• AIM
Reproduce exactly, and only, the lines of the material below running from the line bearing "Convert this chart to Plotly code." through the line bearing "import plotly.graph_objects as go". Leave any pictures out.

Figure scripts
.....

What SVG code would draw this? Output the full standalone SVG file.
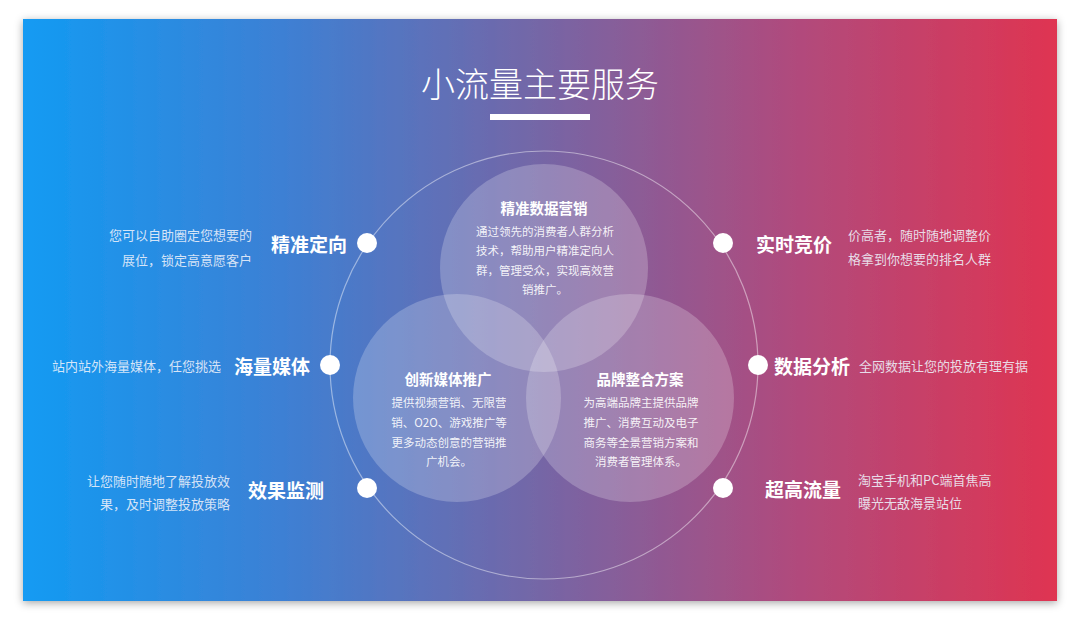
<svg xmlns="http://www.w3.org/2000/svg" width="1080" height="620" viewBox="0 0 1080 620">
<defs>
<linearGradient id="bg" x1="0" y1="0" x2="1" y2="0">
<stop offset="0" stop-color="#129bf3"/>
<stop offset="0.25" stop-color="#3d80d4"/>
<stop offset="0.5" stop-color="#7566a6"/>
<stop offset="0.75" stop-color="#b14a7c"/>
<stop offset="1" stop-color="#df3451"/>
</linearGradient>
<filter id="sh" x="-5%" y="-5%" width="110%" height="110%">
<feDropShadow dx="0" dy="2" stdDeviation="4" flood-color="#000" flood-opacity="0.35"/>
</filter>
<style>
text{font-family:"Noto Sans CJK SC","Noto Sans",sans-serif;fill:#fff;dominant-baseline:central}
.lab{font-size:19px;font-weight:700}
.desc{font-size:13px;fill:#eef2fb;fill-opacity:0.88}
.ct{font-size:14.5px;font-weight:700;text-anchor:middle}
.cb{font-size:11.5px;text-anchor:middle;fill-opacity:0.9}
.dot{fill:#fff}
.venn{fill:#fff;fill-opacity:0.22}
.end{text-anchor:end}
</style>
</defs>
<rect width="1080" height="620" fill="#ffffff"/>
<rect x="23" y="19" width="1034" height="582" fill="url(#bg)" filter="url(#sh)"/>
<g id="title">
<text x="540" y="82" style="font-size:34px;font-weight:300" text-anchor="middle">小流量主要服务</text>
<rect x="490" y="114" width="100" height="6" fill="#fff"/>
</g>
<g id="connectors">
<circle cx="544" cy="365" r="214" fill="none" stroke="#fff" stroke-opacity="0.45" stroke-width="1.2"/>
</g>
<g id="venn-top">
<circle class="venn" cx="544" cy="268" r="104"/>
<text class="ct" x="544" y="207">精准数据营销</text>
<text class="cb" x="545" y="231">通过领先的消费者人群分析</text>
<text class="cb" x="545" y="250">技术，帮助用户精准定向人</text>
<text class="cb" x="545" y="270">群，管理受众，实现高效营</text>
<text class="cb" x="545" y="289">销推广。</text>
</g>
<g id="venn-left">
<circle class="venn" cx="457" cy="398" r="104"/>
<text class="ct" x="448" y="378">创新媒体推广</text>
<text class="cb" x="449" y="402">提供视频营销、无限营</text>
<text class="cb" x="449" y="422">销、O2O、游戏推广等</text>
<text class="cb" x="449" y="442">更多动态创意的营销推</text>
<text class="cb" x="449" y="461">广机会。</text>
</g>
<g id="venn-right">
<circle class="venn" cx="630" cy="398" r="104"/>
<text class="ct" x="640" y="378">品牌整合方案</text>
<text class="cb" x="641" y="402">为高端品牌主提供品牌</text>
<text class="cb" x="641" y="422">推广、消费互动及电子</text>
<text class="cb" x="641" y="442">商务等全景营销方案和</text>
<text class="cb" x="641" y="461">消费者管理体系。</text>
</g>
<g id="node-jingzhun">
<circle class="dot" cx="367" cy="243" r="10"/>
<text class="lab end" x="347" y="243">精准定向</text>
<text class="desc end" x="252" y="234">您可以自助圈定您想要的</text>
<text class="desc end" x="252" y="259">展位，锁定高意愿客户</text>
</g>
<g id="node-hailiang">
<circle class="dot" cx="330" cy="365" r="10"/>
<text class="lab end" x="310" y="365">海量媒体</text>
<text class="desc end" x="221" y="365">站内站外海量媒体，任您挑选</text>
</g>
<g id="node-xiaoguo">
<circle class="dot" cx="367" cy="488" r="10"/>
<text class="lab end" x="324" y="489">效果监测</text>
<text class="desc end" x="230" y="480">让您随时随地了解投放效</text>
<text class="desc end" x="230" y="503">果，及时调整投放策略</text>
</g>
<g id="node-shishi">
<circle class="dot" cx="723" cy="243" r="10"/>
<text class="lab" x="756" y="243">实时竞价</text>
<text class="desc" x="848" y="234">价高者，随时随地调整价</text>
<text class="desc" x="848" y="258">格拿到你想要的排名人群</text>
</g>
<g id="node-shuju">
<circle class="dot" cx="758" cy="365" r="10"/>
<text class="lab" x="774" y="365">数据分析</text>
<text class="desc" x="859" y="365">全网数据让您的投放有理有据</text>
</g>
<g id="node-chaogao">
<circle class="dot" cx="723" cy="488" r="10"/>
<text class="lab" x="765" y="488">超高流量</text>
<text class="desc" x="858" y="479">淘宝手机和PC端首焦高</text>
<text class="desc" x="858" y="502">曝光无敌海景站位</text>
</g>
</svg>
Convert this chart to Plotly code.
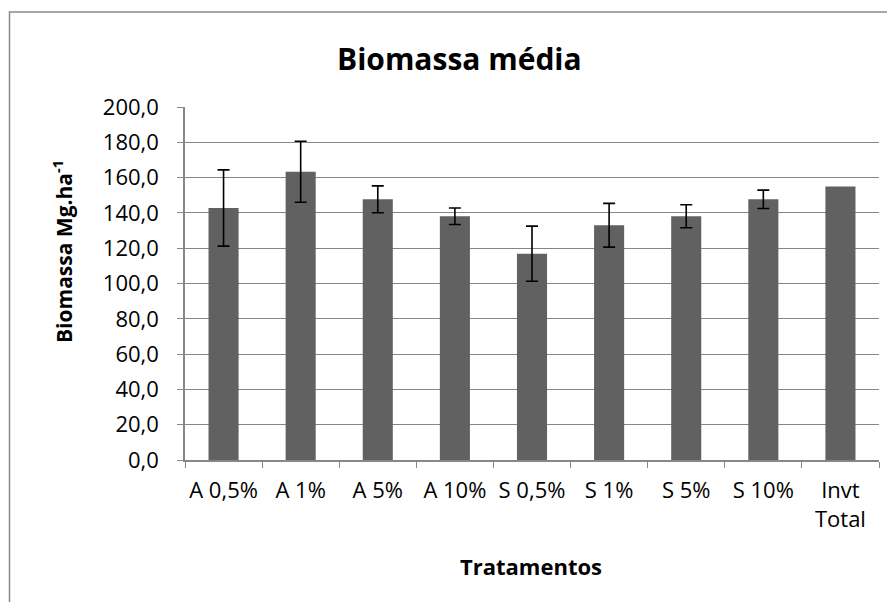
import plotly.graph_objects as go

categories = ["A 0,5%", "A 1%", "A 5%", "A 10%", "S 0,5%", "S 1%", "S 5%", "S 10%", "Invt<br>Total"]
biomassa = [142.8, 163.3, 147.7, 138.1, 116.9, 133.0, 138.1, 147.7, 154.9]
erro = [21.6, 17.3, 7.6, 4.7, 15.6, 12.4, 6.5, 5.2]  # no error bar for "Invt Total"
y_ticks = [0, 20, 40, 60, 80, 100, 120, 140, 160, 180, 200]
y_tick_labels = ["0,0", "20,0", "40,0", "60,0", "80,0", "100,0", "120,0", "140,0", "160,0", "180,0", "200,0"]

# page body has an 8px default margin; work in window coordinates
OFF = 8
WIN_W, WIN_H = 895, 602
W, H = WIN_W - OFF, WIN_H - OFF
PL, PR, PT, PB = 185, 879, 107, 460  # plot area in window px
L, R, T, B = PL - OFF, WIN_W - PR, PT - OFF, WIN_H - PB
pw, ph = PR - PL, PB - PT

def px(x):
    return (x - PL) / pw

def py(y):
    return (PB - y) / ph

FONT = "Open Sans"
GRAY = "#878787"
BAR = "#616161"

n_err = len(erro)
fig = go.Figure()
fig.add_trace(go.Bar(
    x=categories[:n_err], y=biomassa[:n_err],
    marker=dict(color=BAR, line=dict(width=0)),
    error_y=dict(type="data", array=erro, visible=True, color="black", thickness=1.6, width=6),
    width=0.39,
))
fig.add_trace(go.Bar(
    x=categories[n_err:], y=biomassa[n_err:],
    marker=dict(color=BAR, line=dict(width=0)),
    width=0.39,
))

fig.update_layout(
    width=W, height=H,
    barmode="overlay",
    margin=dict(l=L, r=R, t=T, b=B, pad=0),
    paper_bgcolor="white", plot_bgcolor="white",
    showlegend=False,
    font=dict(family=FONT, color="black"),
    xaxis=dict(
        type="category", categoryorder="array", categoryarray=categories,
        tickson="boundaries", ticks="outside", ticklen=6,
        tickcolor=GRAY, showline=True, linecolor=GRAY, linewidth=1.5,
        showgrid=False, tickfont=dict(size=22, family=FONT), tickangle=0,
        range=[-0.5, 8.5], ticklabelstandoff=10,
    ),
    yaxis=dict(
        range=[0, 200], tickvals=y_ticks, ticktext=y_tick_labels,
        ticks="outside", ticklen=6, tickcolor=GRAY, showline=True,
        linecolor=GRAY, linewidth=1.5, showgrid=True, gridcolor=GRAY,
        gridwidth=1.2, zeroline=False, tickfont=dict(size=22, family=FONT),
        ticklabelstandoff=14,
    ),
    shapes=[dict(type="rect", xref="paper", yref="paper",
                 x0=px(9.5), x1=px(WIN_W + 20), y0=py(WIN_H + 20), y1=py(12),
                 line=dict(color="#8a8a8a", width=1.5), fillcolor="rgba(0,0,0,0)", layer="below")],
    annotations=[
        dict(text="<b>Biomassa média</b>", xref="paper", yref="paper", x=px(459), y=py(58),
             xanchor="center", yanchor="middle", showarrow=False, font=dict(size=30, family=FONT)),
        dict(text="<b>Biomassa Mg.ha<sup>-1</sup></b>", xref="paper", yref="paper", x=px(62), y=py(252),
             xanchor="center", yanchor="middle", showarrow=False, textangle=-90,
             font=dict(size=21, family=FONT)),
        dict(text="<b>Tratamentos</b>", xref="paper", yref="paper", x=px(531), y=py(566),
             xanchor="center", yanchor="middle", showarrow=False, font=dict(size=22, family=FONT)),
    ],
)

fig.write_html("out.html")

.....

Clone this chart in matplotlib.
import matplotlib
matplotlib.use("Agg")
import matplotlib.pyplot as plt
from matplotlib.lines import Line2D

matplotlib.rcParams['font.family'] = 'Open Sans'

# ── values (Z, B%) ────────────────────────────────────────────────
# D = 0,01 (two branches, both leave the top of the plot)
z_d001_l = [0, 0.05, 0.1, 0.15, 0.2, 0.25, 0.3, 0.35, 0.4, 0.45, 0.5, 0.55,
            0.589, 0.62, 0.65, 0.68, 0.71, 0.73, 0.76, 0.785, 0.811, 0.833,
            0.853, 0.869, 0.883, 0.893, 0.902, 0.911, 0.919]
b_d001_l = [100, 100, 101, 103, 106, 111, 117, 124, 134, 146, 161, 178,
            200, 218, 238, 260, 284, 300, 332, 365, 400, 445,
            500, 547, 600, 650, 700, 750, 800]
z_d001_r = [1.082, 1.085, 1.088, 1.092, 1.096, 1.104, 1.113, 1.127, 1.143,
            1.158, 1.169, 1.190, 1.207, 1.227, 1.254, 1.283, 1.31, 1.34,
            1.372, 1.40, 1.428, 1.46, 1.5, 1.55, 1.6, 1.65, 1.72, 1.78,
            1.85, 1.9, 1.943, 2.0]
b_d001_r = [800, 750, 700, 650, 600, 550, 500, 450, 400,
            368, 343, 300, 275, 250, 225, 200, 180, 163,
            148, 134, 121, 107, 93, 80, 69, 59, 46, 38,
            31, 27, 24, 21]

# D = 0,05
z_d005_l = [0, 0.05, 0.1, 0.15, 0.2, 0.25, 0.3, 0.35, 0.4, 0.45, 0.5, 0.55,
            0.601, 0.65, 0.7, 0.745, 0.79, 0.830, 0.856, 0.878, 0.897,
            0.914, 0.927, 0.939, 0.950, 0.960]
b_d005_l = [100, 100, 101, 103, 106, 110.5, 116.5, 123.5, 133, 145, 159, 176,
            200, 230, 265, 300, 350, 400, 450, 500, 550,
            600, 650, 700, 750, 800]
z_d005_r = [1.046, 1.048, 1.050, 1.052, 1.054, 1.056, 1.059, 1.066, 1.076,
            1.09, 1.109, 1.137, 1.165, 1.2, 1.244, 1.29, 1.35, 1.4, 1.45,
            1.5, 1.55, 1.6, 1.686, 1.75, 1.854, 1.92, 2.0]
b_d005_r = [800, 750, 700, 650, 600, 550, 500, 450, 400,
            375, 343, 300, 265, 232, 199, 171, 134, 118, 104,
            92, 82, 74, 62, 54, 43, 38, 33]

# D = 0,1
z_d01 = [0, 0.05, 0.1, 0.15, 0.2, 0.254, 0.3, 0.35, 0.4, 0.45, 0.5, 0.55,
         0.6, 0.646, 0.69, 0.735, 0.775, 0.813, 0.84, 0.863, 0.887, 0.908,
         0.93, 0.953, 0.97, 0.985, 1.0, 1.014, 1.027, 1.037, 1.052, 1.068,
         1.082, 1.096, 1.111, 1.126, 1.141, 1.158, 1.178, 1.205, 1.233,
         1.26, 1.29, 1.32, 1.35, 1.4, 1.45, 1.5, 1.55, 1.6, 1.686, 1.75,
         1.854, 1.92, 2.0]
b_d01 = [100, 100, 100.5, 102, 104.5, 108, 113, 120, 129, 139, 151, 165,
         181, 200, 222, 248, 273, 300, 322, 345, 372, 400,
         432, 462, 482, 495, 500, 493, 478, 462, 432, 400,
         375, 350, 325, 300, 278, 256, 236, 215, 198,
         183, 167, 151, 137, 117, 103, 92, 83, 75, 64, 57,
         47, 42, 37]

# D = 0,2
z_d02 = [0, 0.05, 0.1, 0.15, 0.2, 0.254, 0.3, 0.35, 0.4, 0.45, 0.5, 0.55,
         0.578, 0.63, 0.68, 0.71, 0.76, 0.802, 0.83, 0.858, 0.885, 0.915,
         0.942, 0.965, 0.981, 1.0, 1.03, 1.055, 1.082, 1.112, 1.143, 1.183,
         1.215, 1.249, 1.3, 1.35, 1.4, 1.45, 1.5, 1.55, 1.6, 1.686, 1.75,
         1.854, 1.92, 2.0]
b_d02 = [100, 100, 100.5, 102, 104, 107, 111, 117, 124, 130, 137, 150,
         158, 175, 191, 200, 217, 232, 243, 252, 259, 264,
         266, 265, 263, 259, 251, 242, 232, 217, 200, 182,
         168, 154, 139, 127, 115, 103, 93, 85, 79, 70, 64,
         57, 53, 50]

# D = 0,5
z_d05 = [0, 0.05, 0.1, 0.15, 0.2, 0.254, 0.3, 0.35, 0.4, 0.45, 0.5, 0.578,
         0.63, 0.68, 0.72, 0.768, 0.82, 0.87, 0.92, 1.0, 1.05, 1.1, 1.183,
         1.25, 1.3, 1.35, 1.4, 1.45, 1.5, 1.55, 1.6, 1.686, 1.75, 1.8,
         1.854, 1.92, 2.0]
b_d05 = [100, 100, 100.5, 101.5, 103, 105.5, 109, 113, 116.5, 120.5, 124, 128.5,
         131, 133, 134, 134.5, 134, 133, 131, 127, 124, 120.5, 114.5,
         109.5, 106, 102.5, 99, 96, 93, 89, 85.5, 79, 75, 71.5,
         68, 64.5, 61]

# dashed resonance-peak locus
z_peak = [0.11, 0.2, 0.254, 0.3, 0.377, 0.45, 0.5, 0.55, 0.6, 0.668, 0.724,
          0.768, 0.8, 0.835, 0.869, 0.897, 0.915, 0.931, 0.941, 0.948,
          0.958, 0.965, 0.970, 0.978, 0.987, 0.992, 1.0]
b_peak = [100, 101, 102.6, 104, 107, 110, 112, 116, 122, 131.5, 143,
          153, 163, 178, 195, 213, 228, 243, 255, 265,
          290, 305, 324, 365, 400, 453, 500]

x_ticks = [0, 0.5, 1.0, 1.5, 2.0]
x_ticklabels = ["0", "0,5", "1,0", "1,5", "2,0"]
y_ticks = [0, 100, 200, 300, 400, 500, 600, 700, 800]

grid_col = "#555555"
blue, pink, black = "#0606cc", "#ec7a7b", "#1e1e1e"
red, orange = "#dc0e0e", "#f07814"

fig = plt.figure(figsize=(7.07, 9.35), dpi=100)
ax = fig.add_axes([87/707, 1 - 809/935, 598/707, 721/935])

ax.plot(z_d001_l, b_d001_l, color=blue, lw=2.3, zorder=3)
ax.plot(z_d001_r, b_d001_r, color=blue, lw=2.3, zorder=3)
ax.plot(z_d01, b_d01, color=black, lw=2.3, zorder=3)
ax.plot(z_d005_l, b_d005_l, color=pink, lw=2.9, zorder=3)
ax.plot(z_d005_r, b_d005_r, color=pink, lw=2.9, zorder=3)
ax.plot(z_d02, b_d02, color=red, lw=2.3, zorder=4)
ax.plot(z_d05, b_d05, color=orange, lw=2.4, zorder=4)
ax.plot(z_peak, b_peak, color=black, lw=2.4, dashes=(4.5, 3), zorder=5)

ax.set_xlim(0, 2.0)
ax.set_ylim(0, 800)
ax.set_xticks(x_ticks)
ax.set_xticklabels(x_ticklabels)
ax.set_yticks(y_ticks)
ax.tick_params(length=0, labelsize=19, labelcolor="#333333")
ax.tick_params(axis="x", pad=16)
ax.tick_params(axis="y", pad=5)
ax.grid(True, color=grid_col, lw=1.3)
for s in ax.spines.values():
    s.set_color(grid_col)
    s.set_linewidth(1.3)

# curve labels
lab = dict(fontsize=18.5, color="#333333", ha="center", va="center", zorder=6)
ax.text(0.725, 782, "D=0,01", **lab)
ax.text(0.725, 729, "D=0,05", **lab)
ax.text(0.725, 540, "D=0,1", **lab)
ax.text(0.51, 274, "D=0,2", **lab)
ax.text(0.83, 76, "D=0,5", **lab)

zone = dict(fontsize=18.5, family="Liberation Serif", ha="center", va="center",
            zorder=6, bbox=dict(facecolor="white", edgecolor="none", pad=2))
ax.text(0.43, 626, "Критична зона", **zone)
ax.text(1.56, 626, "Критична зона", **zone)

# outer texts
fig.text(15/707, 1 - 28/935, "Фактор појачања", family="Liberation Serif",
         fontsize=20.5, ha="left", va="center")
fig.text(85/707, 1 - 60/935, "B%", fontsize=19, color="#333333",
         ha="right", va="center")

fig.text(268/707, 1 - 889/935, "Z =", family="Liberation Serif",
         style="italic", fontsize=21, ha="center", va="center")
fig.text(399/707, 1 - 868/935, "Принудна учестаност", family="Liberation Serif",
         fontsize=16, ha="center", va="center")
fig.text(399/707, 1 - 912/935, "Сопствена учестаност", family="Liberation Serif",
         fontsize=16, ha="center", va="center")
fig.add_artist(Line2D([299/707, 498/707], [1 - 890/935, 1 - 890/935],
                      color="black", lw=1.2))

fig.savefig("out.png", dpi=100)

.....

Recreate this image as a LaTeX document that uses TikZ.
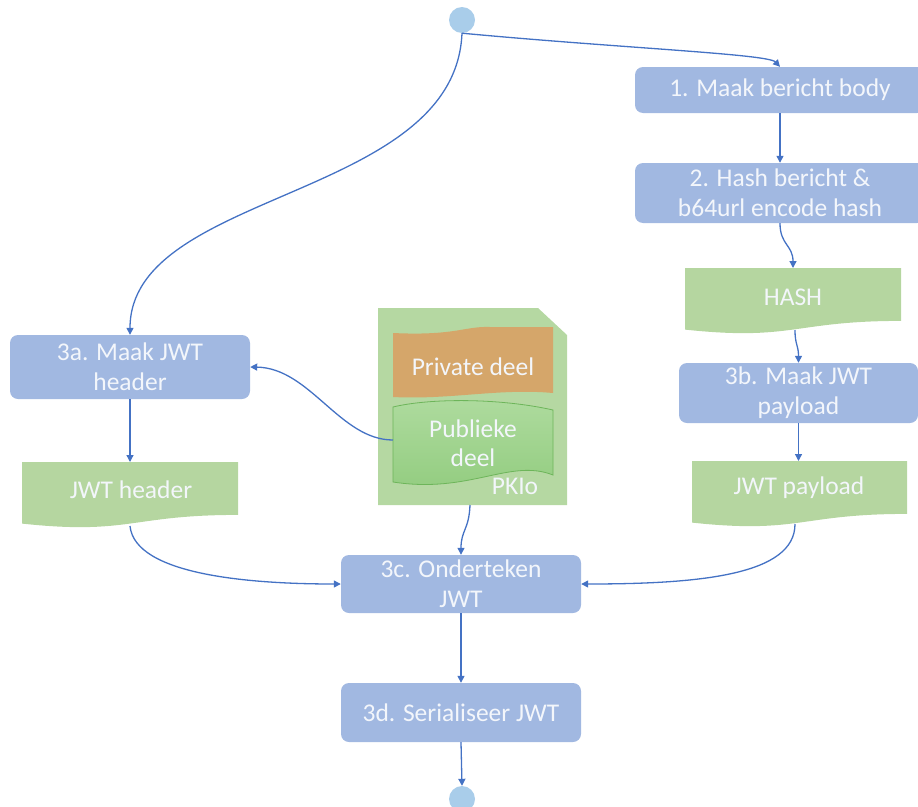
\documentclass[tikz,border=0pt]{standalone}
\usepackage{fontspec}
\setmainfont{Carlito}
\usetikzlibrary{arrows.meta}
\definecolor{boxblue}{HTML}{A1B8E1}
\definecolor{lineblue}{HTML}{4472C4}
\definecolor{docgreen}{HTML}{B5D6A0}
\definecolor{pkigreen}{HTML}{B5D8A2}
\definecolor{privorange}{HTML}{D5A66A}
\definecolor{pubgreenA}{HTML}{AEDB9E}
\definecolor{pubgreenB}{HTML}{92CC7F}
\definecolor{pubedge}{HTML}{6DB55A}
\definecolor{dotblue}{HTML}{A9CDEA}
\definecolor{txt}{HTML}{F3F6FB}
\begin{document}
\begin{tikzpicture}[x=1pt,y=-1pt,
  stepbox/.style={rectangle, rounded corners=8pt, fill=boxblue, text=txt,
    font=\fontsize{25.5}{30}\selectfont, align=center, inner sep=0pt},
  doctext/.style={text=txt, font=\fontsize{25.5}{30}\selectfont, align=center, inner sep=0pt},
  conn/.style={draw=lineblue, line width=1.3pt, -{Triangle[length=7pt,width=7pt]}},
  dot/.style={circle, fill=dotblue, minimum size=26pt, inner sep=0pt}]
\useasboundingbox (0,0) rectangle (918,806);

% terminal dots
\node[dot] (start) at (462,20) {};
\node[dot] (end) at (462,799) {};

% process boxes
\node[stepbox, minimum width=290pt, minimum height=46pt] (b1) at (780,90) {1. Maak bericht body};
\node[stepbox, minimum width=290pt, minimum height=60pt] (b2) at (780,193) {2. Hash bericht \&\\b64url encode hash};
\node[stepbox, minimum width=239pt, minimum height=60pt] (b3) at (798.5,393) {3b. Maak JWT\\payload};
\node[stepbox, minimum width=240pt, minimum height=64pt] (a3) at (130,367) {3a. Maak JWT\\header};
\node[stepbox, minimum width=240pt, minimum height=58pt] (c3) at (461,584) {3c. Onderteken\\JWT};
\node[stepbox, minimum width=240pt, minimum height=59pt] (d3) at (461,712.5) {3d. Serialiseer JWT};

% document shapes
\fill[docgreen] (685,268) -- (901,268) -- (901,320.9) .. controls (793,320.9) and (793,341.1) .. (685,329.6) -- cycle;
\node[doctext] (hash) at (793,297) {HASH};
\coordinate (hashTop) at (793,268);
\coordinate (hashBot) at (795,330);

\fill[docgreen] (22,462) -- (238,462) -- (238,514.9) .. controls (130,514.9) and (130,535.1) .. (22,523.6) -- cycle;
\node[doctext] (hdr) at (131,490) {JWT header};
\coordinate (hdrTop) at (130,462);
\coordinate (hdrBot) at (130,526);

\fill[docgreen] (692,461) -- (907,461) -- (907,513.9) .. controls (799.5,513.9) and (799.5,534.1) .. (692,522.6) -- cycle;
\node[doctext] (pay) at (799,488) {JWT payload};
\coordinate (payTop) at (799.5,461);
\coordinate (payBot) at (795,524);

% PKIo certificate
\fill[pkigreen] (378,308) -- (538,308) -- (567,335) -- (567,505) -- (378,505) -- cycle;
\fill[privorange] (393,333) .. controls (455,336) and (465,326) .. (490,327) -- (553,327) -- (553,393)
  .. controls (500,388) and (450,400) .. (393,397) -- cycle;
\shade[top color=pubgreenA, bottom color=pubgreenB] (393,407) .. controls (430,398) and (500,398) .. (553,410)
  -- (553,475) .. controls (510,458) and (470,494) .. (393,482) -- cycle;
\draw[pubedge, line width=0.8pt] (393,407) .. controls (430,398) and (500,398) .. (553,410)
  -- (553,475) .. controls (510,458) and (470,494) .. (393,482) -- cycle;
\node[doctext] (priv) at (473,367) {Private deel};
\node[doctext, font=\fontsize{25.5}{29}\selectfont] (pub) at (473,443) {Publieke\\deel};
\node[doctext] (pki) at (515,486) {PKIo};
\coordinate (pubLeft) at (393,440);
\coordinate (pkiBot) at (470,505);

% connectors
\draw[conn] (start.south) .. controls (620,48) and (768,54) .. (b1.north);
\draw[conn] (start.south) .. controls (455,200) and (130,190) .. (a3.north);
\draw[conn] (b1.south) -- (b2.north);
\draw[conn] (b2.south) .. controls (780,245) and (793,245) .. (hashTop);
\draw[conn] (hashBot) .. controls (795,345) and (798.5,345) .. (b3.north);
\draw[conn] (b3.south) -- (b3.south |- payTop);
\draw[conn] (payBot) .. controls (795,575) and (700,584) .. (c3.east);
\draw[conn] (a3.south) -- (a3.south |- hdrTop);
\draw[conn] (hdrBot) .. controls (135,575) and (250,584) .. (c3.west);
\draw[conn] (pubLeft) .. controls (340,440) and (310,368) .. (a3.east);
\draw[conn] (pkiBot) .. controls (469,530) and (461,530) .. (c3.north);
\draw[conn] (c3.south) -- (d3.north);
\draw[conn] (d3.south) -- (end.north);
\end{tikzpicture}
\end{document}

.....

• THE COMPLETED TASK
Convert this chart to Plotly code.
import plotly.graph_objects as go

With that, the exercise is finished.